I realize that in the world of technology there are early and late adopters. I’m not the earliest of bleeding-edge early adopters, but I do like to try out new technology and incorporate it into my teaching. This list is a handful of tried and true technologies that are established enough to not be too buggy and problematic, user-friendly enough that just about anyone can start using them quickly, and useful enough that you’ll soon wonder how you got along without them. In short, this is a list of tech that just about everyone can (and maybe even should) be using in 2010.
1. Social Bookmarking – Don’t let the “social” part fool you. Delicious, Diigo and others offer a way to move your bookmarks to the cloud, meaning they are no longer saved only on one computer. You can also: tag bookmarks with keywords to make them more searchable, get a URL to all the bookmarks tagged with the same term (for example, all of the sites I bookmarked for my presentation at the recent DMSW conference: http://delicious.com/eslchill/dmsw10), and search other people’s bookmarks to find out what people think is worth bookmarking on a given topic (for example search for “ESL” on Delicious and you can see how many people have bookmarked each ESL site). But wait, there’s more! Diigo allows you to highlight and comment on webpages and then share them. For example, take a look at my About Me page with some highlighting and sticky notes. This can be a great tool for collaborating and compiling research.
2. Social media – Ok, here’s where the social part kicks in because Facebook and Twitter are just for fun, right? Well, I’ve found a lot of great resources via Twitter (try a search for #iwb if you want to find resources people are posting for use with Interactive Whiteboards, for example.) And more and more people are joining Facebook making it a great resource for networking with colleagues. Don’t want to expose your students to Facebook? You can build your own social network using Ning!
3. URL Shorteners – These may not be necessary, but they are very handy. Copy your long URL (the Google Map directions to your house, for example) and paste it into Tiny URL, Tr.im or a handful of others. They give you a much shorter link that is easier to Tweet. Not on Twitter? They can still be useful. Consider the website for the Unconference I’m planning for this May. Is it easier to share tr.im/eltu2 or https://carmenwiki.osu.edu/display/eltu/? Both take you to the same place, but I can memorized the first one. This technology is so handy, it’s even built in to other sites, like the link provided by Diigo to my annotated About Me page that I shared in #1: http://www.diigo.com/09je0.

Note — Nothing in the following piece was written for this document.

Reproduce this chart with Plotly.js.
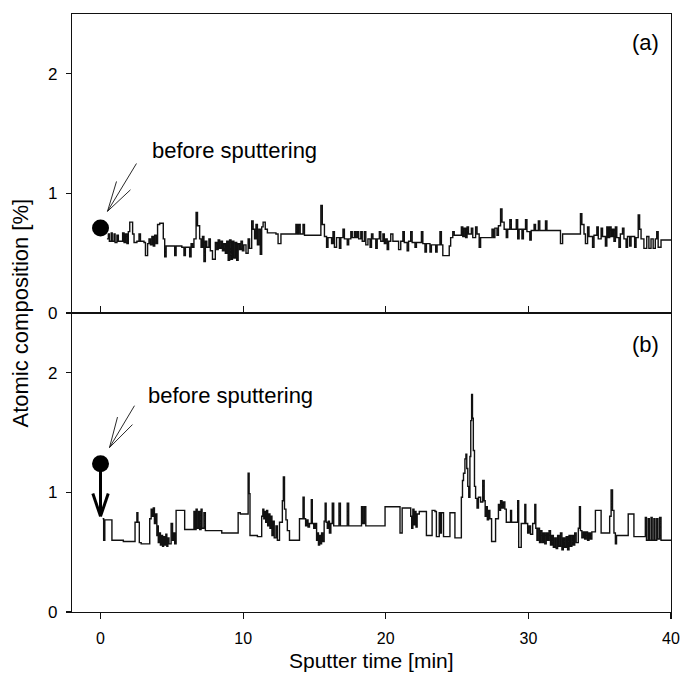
<!DOCTYPE html>
<html>
<head>
<meta charset="utf-8">
<script src="https://cdn.plot.ly/plotly-3.0.1.min.js"></script>
<style>html,body{margin:0;padding:0;background:#fff;}#chart{width:683px;height:673px;}</style>
</head>
<body>
<div id="chart"></div>
<script>
// Panel (a): step positions [min] and atomic composition [%]
var topX = [0.45,0.55,0.62,0.75,0.82,0.95,1.02,1.15,1.25,1.40,1.55,1.65,1.75,1.85,1.95,2.05,2.25,2.35,2.55,2.70,2.80,3.05,3.15,3.30,3.40,3.50,3.60,3.70,3.80,3.90,4.00,4.15,4.40,4.50,4.60,5.00,5.20,5.30,5.70,5.85,5.95,6.25,6.35,6.45,6.55,6.70,6.80,6.95,7.05,7.15,7.25,7.35,7.45,7.60,7.70,7.85,8.05,8.15,8.25,8.35,8.45,8.55,8.65,8.75,8.85,8.95,9.05,9.15,9.25,9.35,9.45,9.55,9.65,9.75,9.85,9.95,10.05,10.20,10.35,10.45,10.60,10.70,10.80,10.90,11.00,11.10,11.20,11.30,11.40,11.55,11.70,12.30,12.45,12.65,13.70,13.80,13.90,14.00,14.20,14.30,15.45,15.55,15.70,15.85,15.95,16.20,16.30,16.40,16.55,16.75,16.85,17.00,17.10,17.30,17.40,17.55,17.65,17.80,17.90,18.00,18.10,18.25,18.35,18.50,18.60,18.75,18.90,19.00,19.10,19.30,19.40,19.55,19.65,19.80,19.90,20.00,20.10,20.20,20.35,20.50,20.90,21.05,21.20,21.30,21.50,21.60,21.75,21.85,22.05,22.15,22.50,22.60,22.75,22.85,23.10,23.20,23.50,23.60,23.80,23.90,24.00,24.45,24.55,24.70,24.80,25.30,25.40,25.50,25.60,25.70,25.80,26.00,26.10,26.30,26.40,26.55,26.65,27.45,27.55,27.65,27.80,27.90,28.05,28.15,28.30,28.45,28.55,28.70,28.80,29.00,29.15,29.25,29.35,29.55,29.65,29.80,29.90,30.10,30.20,30.40,30.50,30.70,30.80,31.20,31.30,31.80,32.25,32.40,33.50,33.65,33.75,33.90,34.00,34.15,34.25,34.50,34.60,34.80,34.90,35.10,35.20,35.40,35.50,35.60,35.70,35.80,35.90,36.00,36.10,36.20,36.35,36.45,36.60,36.70,36.85,36.95,37.10,37.20,37.45,37.55,37.70,37.80,37.90,38.10,38.30,38.45,38.60,38.75,38.90,39.00,39.10,39.30,40.00];
var topY = [0.62,0.66,0.60,0.67,0.60,0.66,0.59,0.65,0.60,0.60,0.67,0.59,0.66,0.58,0.68,0.76,0.66,0.59,0.60,0.66,0.60,0.59,0.48,0.58,0.62,0.57,0.64,0.56,0.65,0.58,0.74,0.75,0.62,0.47,0.56,0.56,0.48,0.56,0.55,0.48,0.55,0.47,0.58,0.55,0.62,0.84,0.73,0.62,0.55,0.64,0.43,0.60,0.55,0.62,0.52,0.45,0.59,0.53,0.61,0.54,0.60,0.52,0.58,0.50,0.60,0.44,0.61,0.45,0.60,0.46,0.59,0.44,0.58,0.53,0.60,0.52,0.57,0.50,0.62,0.54,0.77,0.70,0.62,0.74,0.57,0.70,0.49,0.72,0.76,0.70,0.67,0.66,0.58,0.66,0.74,0.66,0.74,0.66,0.74,0.65,0.90,0.74,0.64,0.55,0.63,0.58,0.68,0.55,0.63,0.54,0.63,0.70,0.62,0.57,0.62,0.68,0.63,0.68,0.63,0.68,0.62,0.68,0.60,0.68,0.57,0.62,0.55,0.66,0.62,0.54,0.62,0.68,0.60,0.66,0.58,0.62,0.53,0.60,0.66,0.60,0.53,0.60,0.68,0.59,0.52,0.60,0.68,0.59,0.55,0.59,0.68,0.58,0.51,0.58,0.51,0.57,0.51,0.57,0.68,0.57,0.48,0.56,0.63,0.68,0.65,0.72,0.64,0.71,0.63,0.72,0.66,0.71,0.63,0.72,0.66,0.55,0.63,0.70,0.63,0.71,0.65,0.73,0.87,0.76,0.70,0.63,0.70,0.78,0.70,0.70,0.78,0.62,0.70,0.62,0.70,0.78,0.68,0.61,0.69,0.74,0.69,0.77,0.69,0.77,0.69,0.69,0.58,0.66,0.66,0.83,0.74,0.66,0.58,0.72,0.64,0.55,0.65,0.72,0.62,0.71,0.64,0.56,0.72,0.63,0.72,0.64,0.70,0.60,0.72,0.63,0.55,0.66,0.71,0.62,0.55,0.64,0.56,0.64,0.55,0.63,0.82,0.70,0.62,0.54,0.64,0.54,0.62,0.54,0.62,0.68,0.55,0.61,0.61];

// Panel (b)
var botX = [0.15,0.22,0.30,0.80,1.60,2.42,2.55,2.62,2.72,2.85,3.45,3.55,3.62,3.70,3.78,3.88,3.95,4.00,4.05,4.12,4.20,4.28,4.35,4.42,4.50,4.58,4.65,4.72,4.80,4.95,5.05,5.12,5.20,5.30,5.90,6.55,6.62,6.70,6.78,6.88,6.95,7.05,7.12,7.25,7.35,8.50,9.65,9.80,10.35,10.42,10.48,11.00,11.30,11.38,11.45,11.52,11.58,11.65,11.72,11.80,11.88,11.95,12.02,12.10,12.18,12.30,12.40,12.55,12.75,12.82,12.90,13.00,13.10,13.25,13.95,14.20,14.28,14.38,14.45,14.55,14.65,14.78,14.85,14.95,15.05,15.15,15.22,15.28,15.36,15.42,15.50,15.58,15.68,15.75,15.82,15.90,15.98,16.05,16.15,16.25,16.35,16.72,16.82,17.30,17.40,18.30,18.40,18.50,18.60,19.95,21.00,21.15,21.75,21.82,21.90,21.98,22.05,22.12,22.20,22.35,22.85,23.25,23.45,23.55,23.75,23.82,23.90,24.05,24.50,24.85,25.30,25.38,25.45,25.55,25.62,25.68,25.75,25.82,25.90,25.96,26.02,26.08,26.14,26.22,26.30,26.40,26.50,26.65,26.80,26.90,26.97,27.05,27.12,27.20,27.30,27.42,27.70,27.90,27.98,28.05,28.15,28.25,28.35,28.45,28.75,28.82,29.25,29.32,29.50,29.75,29.82,29.95,30.05,30.15,30.30,30.45,30.52,30.60,30.68,30.78,30.85,30.95,31.05,31.15,31.25,31.35,31.45,31.55,31.65,31.75,31.85,31.95,32.05,32.15,32.25,32.35,32.45,32.55,32.65,32.75,32.85,32.95,33.05,33.15,33.25,33.35,33.50,33.58,33.65,33.75,33.85,33.95,34.05,34.15,34.25,34.35,34.45,34.70,35.10,35.70,35.80,35.90,36.00,36.10,36.18,37.00,37.40,38.20,38.28,38.40,38.48,38.60,38.68,38.80,38.88,39.00,39.08,39.20,39.30,40.00];
var botY = [0.78,0.60,0.77,0.60,0.59,0.75,0.83,0.75,0.58,0.57,0.78,0.86,0.80,0.87,0.74,0.82,0.64,0.72,0.58,0.66,0.56,0.64,0.55,0.63,0.56,0.65,0.55,0.62,0.57,0.74,0.60,0.66,0.57,0.85,0.69,0.84,0.69,0.86,0.70,0.84,0.69,0.86,0.70,0.83,0.68,0.66,0.83,0.82,1.16,0.99,0.64,0.63,0.80,0.86,0.78,0.84,0.75,0.85,0.72,0.82,0.70,0.80,0.64,0.76,0.62,0.72,0.60,0.75,0.93,1.13,0.86,0.77,0.68,0.60,0.78,0.96,0.78,0.72,0.77,0.71,0.74,0.94,0.74,0.70,0.74,0.60,0.66,0.56,0.64,0.57,0.66,0.59,0.76,0.91,0.75,0.70,0.76,0.66,0.74,0.91,0.72,0.91,0.72,0.91,0.72,0.88,0.74,0.88,0.72,0.88,0.66,0.87,0.80,0.70,0.86,0.73,0.84,0.71,0.82,0.84,0.64,0.85,0.84,0.63,0.83,0.66,0.83,0.63,0.83,0.62,0.96,1.10,1.16,1.28,1.32,1.20,1.05,0.96,1.30,1.60,1.82,1.62,1.35,1.05,0.95,0.87,0.96,0.92,1.10,0.93,0.80,0.88,0.77,0.85,0.78,0.59,0.78,0.90,0.85,0.93,0.87,0.92,0.86,0.75,0.85,0.75,0.93,0.54,0.74,0.90,0.74,0.66,0.72,0.65,0.74,0.90,0.70,0.60,0.70,0.58,0.68,0.58,0.66,0.57,0.66,0.60,0.68,0.56,0.64,0.54,0.62,0.53,0.64,0.55,0.66,0.52,0.62,0.54,0.63,0.52,0.64,0.55,0.64,0.56,0.66,0.58,0.70,0.88,0.68,0.62,0.67,0.61,0.67,0.60,0.66,0.61,0.67,0.85,0.66,0.80,1.02,0.85,0.66,0.57,0.64,0.82,0.63,0.79,0.60,0.78,0.60,0.79,0.60,0.78,0.60,0.78,0.61,0.79,0.60,0.60];

// Initial values before sputtering
var startX = [0];
var startTop = [0.71];
var startBot = [1.24];

var xTicks = [0, 10, 20, 30, 40];
var yTicks = [0, 1, 2];
var FONT = 'Liberation Sans, Arial, sans-serif';
var ink = '#111';

var traces = [
  {x: topX, y: topY, xaxis: 'x', yaxis: 'y', type: 'scatter', mode: 'lines',
   line: {color: ink, width: 1.4, shape: 'hv'}, hoverinfo: 'skip'},
  {x: botX, y: botY, xaxis: 'x2', yaxis: 'y2', type: 'scatter', mode: 'lines',
   line: {color: ink, width: 1.4, shape: 'hv'}, hoverinfo: 'skip'},
  {x: startX, y: startTop, xaxis: 'x', yaxis: 'y', type: 'scatter', mode: 'markers',
   marker: {color: '#000', size: 17}, hoverinfo: 'skip'},
  {x: startX, y: startBot, xaxis: 'x2', yaxis: 'y2', type: 'scatter', mode: 'markers',
   marker: {color: '#000', size: 17}, hoverinfo: 'skip'}
];

var axBase = {
  range: [-2, 40], showgrid: false, zeroline: false, showline: true, mirror: true,
  linecolor: ink, linewidth: 1.2, tickcolor: ink, tickwidth: 1.2,
  tickvals: xTicks, tickfont: {family: FONT, size: 16, color: '#000'}
};
var yBase = {
  range: [0, 2.5], showgrid: false, zeroline: false, showline: true, mirror: true,
  linecolor: ink, linewidth: 1.2, tickcolor: ink, tickwidth: 1.2,
  tickvals: yTicks, ticks: 'outside', ticklen: 5, ticklabelstandoff: 5,
  tickfont: {family: FONT, size: 17, color: '#000'}
};

function thin(x0, y0, x1, y1, xr, yr) {
  return {type: 'line', xref: xr, yref: yr, x0: x0, y0: y0, x1: x1, y1: y1,
          line: {color: ink, width: 0.9}};
}
function thick(x0, y0, x1, y1, xr, yr) {
  return {type: 'line', xref: xr, yref: yr, x0: x0, y0: y0, x1: x1, y1: y1,
          line: {color: '#000', width: 3}};
}

var layout = {
  width: 683, height: 673,
  margin: {l: 72, r: 12, t: 14, b: 61},
  paper_bgcolor: '#fff', plot_bgcolor: '#fff',
  showlegend: false,
  font: {family: FONT, color: '#000'},
  xaxis: Object.assign({}, axBase, {anchor: 'y', ticks: 'inside', ticklen: 7, showticklabels: false}),
  yaxis: Object.assign({}, yBase, {domain: [0.5, 1], anchor: 'x'}),
  xaxis2: Object.assign({}, axBase, {anchor: 'y2', ticks: 'outside', ticklen: 6, ticklabelstandoff: 6}),
  yaxis2: Object.assign({}, yBase, {domain: [0, 0.5], anchor: 'x2'}),
  shapes: [
    thin(2.52, 1.25, 0.49, 0.85, 'x', 'y'),
    thin(1.12, 1.10, 0.49, 0.85, 'x', 'y'),
    thin(2.10, 1.03, 0.49, 0.85, 'x', 'y'),
    thin(2.38, 1.725, 0.63, 1.375, 'x2', 'y2'),
    thin(1.19, 1.63, 0.63, 1.375, 'x2', 'y2'),
    thin(2.24, 1.567, 0.63, 1.375, 'x2', 'y2'),
    thick(0, 1.24, 0, 0.80, 'x2', 'y2'),
    thick(-0.54, 0.99, 0, 0.80, 'x2', 'y2'),
    thick(0.54, 0.99, 0, 0.80, 'x2', 'y2')
  ],
  annotations: [
    {text: 'before sputtering', xref: 'x', yref: 'y', x: 3.5, y: 1.36, xanchor: 'left', yanchor: 'middle',
     showarrow: false, font: {family: FONT, size: 22, color: '#000'}},
    {text: 'before sputtering', xref: 'x2', yref: 'y2', x: 3.22, y: 1.81, xanchor: 'left', yanchor: 'middle',
     showarrow: false, font: {family: FONT, size: 22, color: '#000'}},
    {text: '(a)', xref: 'x', yref: 'y', x: 38.2, y: 2.26, xanchor: 'center', yanchor: 'middle',
     showarrow: false, font: {family: FONT, size: 22, color: '#000'}},
    {text: '(b)', xref: 'x2', yref: 'y2', x: 38.2, y: 2.24, xanchor: 'center', yanchor: 'middle',
     showarrow: false, font: {family: FONT, size: 22, color: '#000'}},
    {text: 'Atomic composition [%]', xref: 'paper', yref: 'paper', x: -0.086, y: 0.5,
     xanchor: 'center', yanchor: 'middle', textangle: -90, showarrow: false,
     font: {family: FONT, size: 22, color: '#000'}},
    {text: 'Sputter time [min]', xref: 'paper', yref: 'paper', x: 0.5, y: -0.0815,
     xanchor: 'center', yanchor: 'middle', showarrow: false,
     font: {family: FONT, size: 21, color: '#000'}}
  ]
};

Plotly.newPlot('chart', traces, layout, {displayModeBar: false, staticPlot: true});
</script>
</body>
</html>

4. Wikipedia – Although it has become popular (but not necessary) to question it’s accuracy, Wikipedia has become the defacto knowledge bank on the internet. Once we are clear on what it is (a secondary source: a compilation of all referenced knowledge) many of its criticisms fall down. Access to all of this information means a reorganization of learning. Memorizing becomes virtually unnecessary while the ability to find and retrieve relevant information becomes essential. More importantly, at least with factual questions, we no longer have to sit and wonder anymore. What are the lyrics to Carmen Ohio? Just get on the internet and find out!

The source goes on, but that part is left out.